:: Task prompt ::
Skip all pictures. Write out the data below from its first line through the line that contains "minimum width=44] (hFlagR)".

:: Extracted data ::

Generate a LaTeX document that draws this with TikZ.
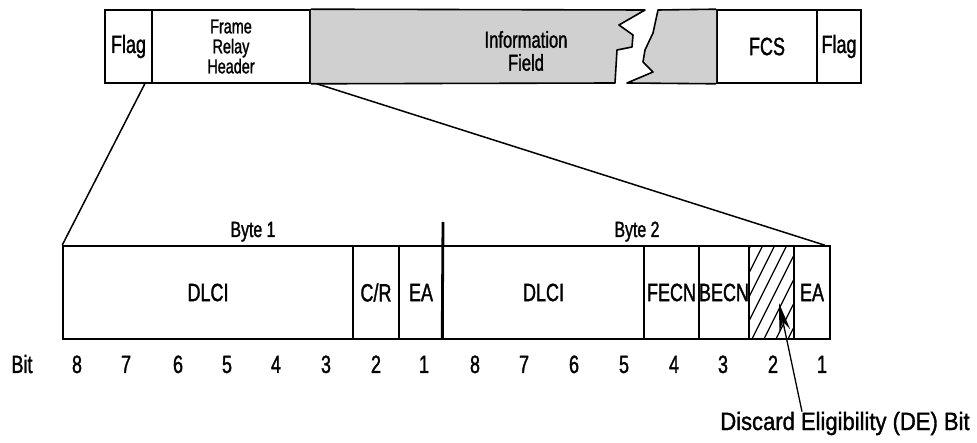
\documentclass[tikz,border=0pt]{standalone}
\usepackage{fontspec}
\setmainfont{Liberation Sans}[FakeStretch=0.72,FakeBold=1.3]
\newfontfamily\debitfont{Liberation Sans}[FakeStretch=0.88,FakeBold=1.3]
\usetikzlibrary{arrows.meta}
\definecolor{infogray}{HTML}{D0D0D0}
\tikzset{
	fieldnode/.style={
			draw=black,
			line width=1.6pt,
			fill=white,
			inner sep=0pt,
			font=\fontsize{25}{22}\selectfont,
			align=center
		},
	topnode/.style={
			fieldnode,
			minimum height=73
		},
	lownode/.style={
			fieldnode,
			minimum height=93
		},
	infopiece/.style={
			fill=infogray,
			draw=black,
			line width=1.6pt,
			line join=round
		},
	bitnode/.style={
			anchor=base,
			inner sep=0pt,
			font=\fontsize{25}{25}\selectfont
		},
	bytenode/.style={
			anchor=base,
			inner sep=0pt,
			font=\fontsize{22}{22}\selectfont
		},
	zoomline/.style={
			draw=black,
			line width=1.5pt
		},
	bytedivider/.style={
			draw=black,
			line width=2.8pt
		},
	hatchline/.style={
			draw=black,
			line width=1.2pt
		},
	dearrow/.style={
			draw=black,
			line width=1.3pt,
			-{Stealth[length=28pt,width=11pt]}
		}
}

\begin{document}
\begin{tikzpicture}[x=1pt,y=-1pt]
\useasboundingbox (0,0) rectangle (977,443);

\node[topnode, minimum width=47] (hFlagL) at (128.5,46.5) {Flag};
\node[topnode, minimum width=158, font=\fontsize{20}{20}\selectfont] (hHdr) at (231,46.5) {Frame\\Relay\\Header};
\node[topnode, minimum width=100] (hFcs) at (767,46.5) {FCS};
\node[topnode, minimum width=44] (hFlagR) at (839,46.5) {Flag};

\path[infopiece] (hHdr.north east) -- (645,10) -- (619,25) -- (633,35) -- (632,47) -- (617,50) -- (615,83) -- (hHdr.south east);
\path[infopiece] (hFcs.north west) -- (658,10) -- (653,33) -- (645,50) -- (643,62) -- (653,72) -- (627,83) -- (hFcs.south west);
\node[inner sep=0pt, align=center, font=\fontsize{23}{23}\selectfont] (hInfo) at (526,51) {Information\\Field};

\node[lownode, minimum width=290] (bDlciA) at (208,292.5) {DLCI};
\node[lownode, minimum width=46] (bCr) at (376,292.5) {C/R};
\node[lownode, minimum width=44] (bEaA) at (421,292.5) {EA};
\node[lownode, minimum width=201] (bDlciB) at (543.5,292.5) {DLCI};
\node[lownode, minimum width=55] (bFecn) at (671.5,292.5) {FECN};
\node[lownode, minimum width=50] (bBecn) at (724,292.5) {BECN};
\node[lownode, minimum width=45] (bDe) at (771.5,292.5) {};
\node[lownode, minimum width=36] (bEaB) at (812,292.5) {EA};

\begin{scope}
\clip (bDe.south west) rectangle (bDe.north east);
\foreach \k in {692,704,...,800}
  \draw[hatchline] (\k,339) -- ++(46,-92);
\end{scope}

\coordinate (byteTop) at (443,222);
\draw[bytedivider] (bDlciB.south west) -- (byteTop);

\draw[zoomline] ([xshift=-8pt]hFlagL.south east) -- (bDlciA.north west);
\draw[zoomline] ([xshift=6pt]hHdr.south east) -- ([xshift=-6pt]bEaB.north east);

\node[bytenode] (byteA) at (253,237) {Byte 1};
\node[bytenode] (byteB) at (637,237) {Byte 2};

\node[bitnode] (bitLbl) at (22,373) {Bit};
\node[bitnode] (b8a) at (77,373) {8};
\node[bitnode] (b7a) at (126,373) {7};
\node[bitnode] (b6a) at (178,373) {6};
\node[bitnode] (b5a) at (227,373) {5};
\node[bitnode] (b4a) at (276,373) {4};
\node[bitnode] (b3a) at (326,373) {3};
\node[bitnode] (b2a) at (376,373) {2};
\node[bitnode] (b1a) at (424,373) {1};
\node[bitnode] (b8b) at (475,373) {8};
\node[bitnode] (b7b) at (524,373) {7};
\node[bitnode] (b6b) at (574,373) {6};
\node[bitnode] (b5b) at (624,373) {5};
\node[bitnode] (b4b) at (674,373) {4};
\node[bitnode] (b3b) at (723,373) {3};
\node[bitnode] (b2b) at (773,373) {2};
\node[bitnode] (b1b) at (822,373) {1};

\node[bitnode, font=\fontsize{25}{25}\debitfont] (deLbl) at (845,430) {Discard Eligibility (DE) Bit};
\coordinate (deTip) at (779,303);
\draw[dearrow] ([xshift=-43pt]deLbl.north) -- (deTip);

\end{tikzpicture}
\end{document}
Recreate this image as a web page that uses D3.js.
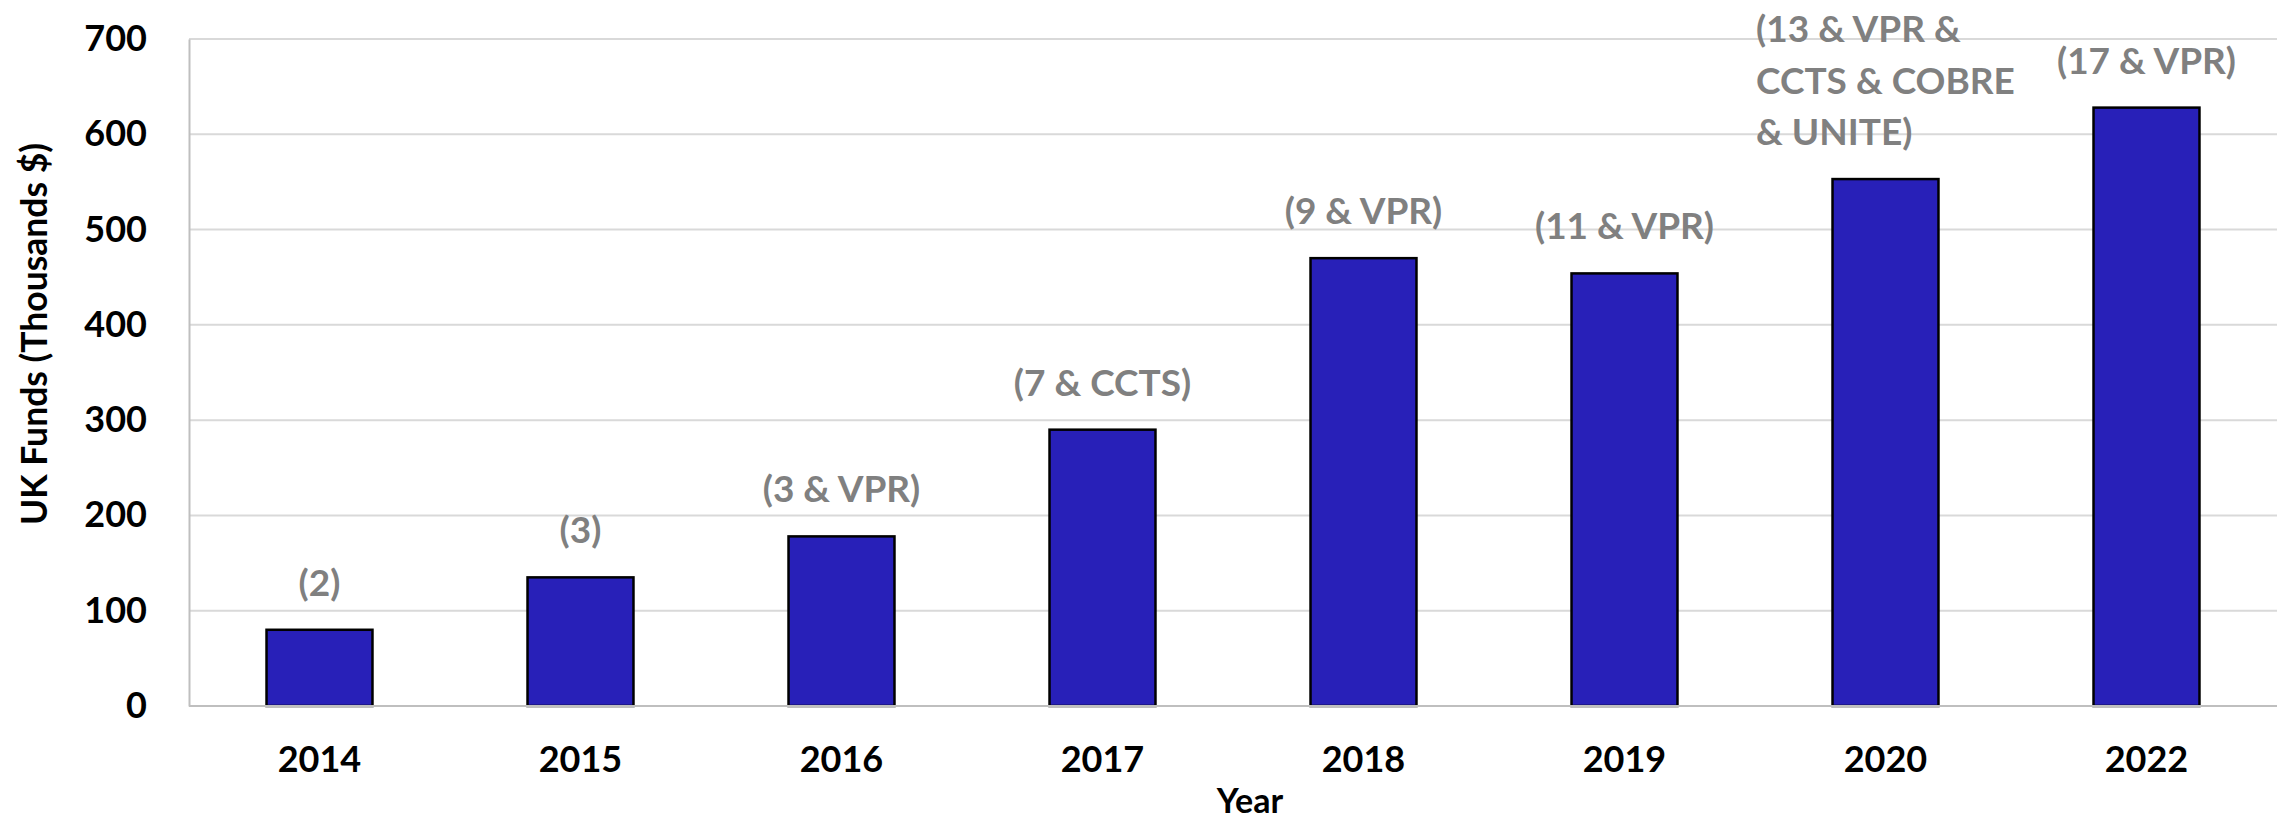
<!DOCTYPE html>
<html>
<head>
<meta charset="utf-8">
<script src="https://cdn.jsdelivr.net/npm/d3@7"></script>
<style>
	body { margin: 0; background: #fff; }
	text { font-family: Lato, "Noto Sans", sans-serif; font-weight: bold; }
</style>
</head>
<body>
<script>

// data
var years = ["2014", "2015", "2016", "2017", "2018", "2019", "2020", "2022"];
var funds = [80, 135, 178, 290, 470, 454, 553, 628];
var notes = [
	["(2)"],
	["(3)"],
	["(3 & VPR)"],
	["(7 & CCTS)"],
	["(9 & VPR)"],
	["(11 & VPR)"],
	["(13 & VPR &", "CCTS & COBRE", "& UNITE)"],
	["(17 & VPR)"]
];
var yTicks = [0, 100, 200, 300, 400, 500, 600, 700];

var width = 2283,
	height = 822;

var margin = {top: 39, right: 6, bottom: 116, left: 189};

var svg = d3.select("body").append("svg")
	.attr("width", width)
	.attr("height", height);

var g = svg.append("g")
	.attr("transform", "translate(" + margin.left + "," + margin.top + ")");

var w = width - margin.left - margin.right,
	h = height - margin.top - margin.bottom;

var x = d3.scaleBand()
	.domain(years)
	.range([0, w])
	.paddingInner(0.594)
	.paddingOuter(0.297);

var y = d3.scaleLinear()
	.domain([0, 700])
	.range([h, 0]);

// gridlines
g.selectAll(".grid")
	.data(yTicks.filter(d => d > 0))
	.enter()
	.append("line")
	.attr("x1", 0)
	.attr("x2", w)
	.attr("y1", d => y(d))
	.attr("y2", d => y(d))
	.attr("stroke", "#d9d9d9")
	.attr("stroke-width", 2);

// y axis
var yAxis = d3.axisLeft(y)
	.tickValues(yTicks)
	.tickSize(0)
	.tickPadding(42);

var yg = g.append("g").call(yAxis);
yg.select(".domain").attr("stroke", "#bfbfbf").attr("stroke-width", 2);
yg.selectAll("text")
	.attr("font-size", 36)
	.attr("fill", "#000")
	.style("font-family", "Lato, sans-serif");

// bars
g.selectAll(".bar")
	.data(years)
	.enter()
	.append("rect")
	.attr("x", d => x(d))
	.attr("y", (d, i) => y(funds[i]))
	.attr("width", x.bandwidth())
	.attr("height", (d, i) => h - y(funds[i]))
	.attr("fill", "#2820b8")
	.attr("stroke", "#000")
	.attr("stroke-width", 2.5);

// baseline
g.append("line")
	.attr("x1", 0)
	.attr("x2", w)
	.attr("y1", h)
	.attr("y2", h)
	.attr("stroke", "#bfbfbf")
	.attr("stroke-width", 2);

// x axis labels
var xAxis = d3.axisBottom(x).tickSize(0).tickPadding(40);
var xg = g.append("g")
	.attr("transform", "translate(0," + h + ")")
	.call(xAxis);
xg.select(".domain").remove();
xg.selectAll("text")
	.attr("font-size", 36)
	.attr("fill", "#000")
	.style("font-family", "Lato, sans-serif");

// data labels
var lineH = 51.5;
years.forEach(function(yr, i) {
	var lines = notes[i];
	var cx = x(yr) + x.bandwidth() / 2;
	var base = y(funds[i]) - 49;
	var t = g.append("text")
		.attr("font-size", 37)
		.attr("fill", "#808080")
		.attr("dominant-baseline", "central");
	lines.forEach(function(l, j) {
		t.append("tspan")
			.attr("y", base - (lines.length - 1 - j) * lineH)
			.text(l);
	});
	if (lines.length == 1) {
		t.attr("text-anchor", "middle").selectAll("tspan").attr("x", cx);
	} else {
		// left aligned block, centered on the bar
		var maxW = 0;
		t.selectAll("tspan").each(function() {
			maxW = Math.max(maxW, this.getComputedTextLength());
		});
		t.attr("text-anchor", "start").selectAll("tspan").attr("x", cx - maxW / 2);
	}
});

// axis titles
svg.append("text")
	.text("Year")
	.attr("x", 1250)
	.attr("y", 799)
	.attr("text-anchor", "middle")
	.attr("dominant-baseline", "central")
	.attr("font-size", 34);

svg.append("text")
	.text("UK Funds (Thousands $)")
	.attr("transform", "translate(33," + 334 + ")rotate(-90)")
	.attr("text-anchor", "middle")
	.attr("dominant-baseline", "central")
	.attr("font-size", 35.5);

</script>
</body>
</html>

:: Right answer ::
Generate a LaTeX document that draws this with TikZ.
\documentclass[tikz,border=0pt]{standalone}
\usepackage{fontspec}
\setmainfont{Liberation Sans}[FakeStretch=0.72,FakeBold=1.3]
\newfontfamily\debitfont{Liberation Sans}[FakeStretch=0.88,FakeBold=1.3]
\usetikzlibrary{arrows.meta}
\definecolor{infogray}{HTML}{D0D0D0}
\tikzset{
	fieldnode/.style={
			draw=black,
			line width=1.6pt,
			fill=white,
			inner sep=0pt,
			font=\fontsize{25}{22}\selectfont,
			align=center
		},
	topnode/.style={
			fieldnode,
			minimum height=73
		},
	lownode/.style={
			fieldnode,
			minimum height=93
		},
	infopiece/.style={
			fill=infogray,
			draw=black,
			line width=1.6pt,
			line join=round
		},
	bitnode/.style={
			anchor=base,
			inner sep=0pt,
			font=\fontsize{25}{25}\selectfont
		},
	bytenode/.style={
			anchor=base,
			inner sep=0pt,
			font=\fontsize{22}{22}\selectfont
		},
	zoomline/.style={
			draw=black,
			line width=1.5pt
		},
	bytedivider/.style={
			draw=black,
			line width=2.8pt
		},
	hatchline/.style={
			draw=black,
			line width=1.2pt
		},
	dearrow/.style={
			draw=black,
			line width=1.3pt,
			-{Stealth[length=28pt,width=11pt]}
		}
}

\begin{document}
\begin{tikzpicture}[x=1pt,y=-1pt]
\useasboundingbox (0,0) rectangle (977,443);

\node[topnode, minimum width=47] (hFlagL) at (128.5,46.5) {Flag};
\node[topnode, minimum width=158, font=\fontsize{20}{20}\selectfont] (hHdr) at (231,46.5) {Frame\\Relay\\Header};
\node[topnode, minimum width=100] (hFcs) at (767,46.5) {FCS};
\node[topnode, minimum width=44] (hFlagR) at (839,46.5) {Flag};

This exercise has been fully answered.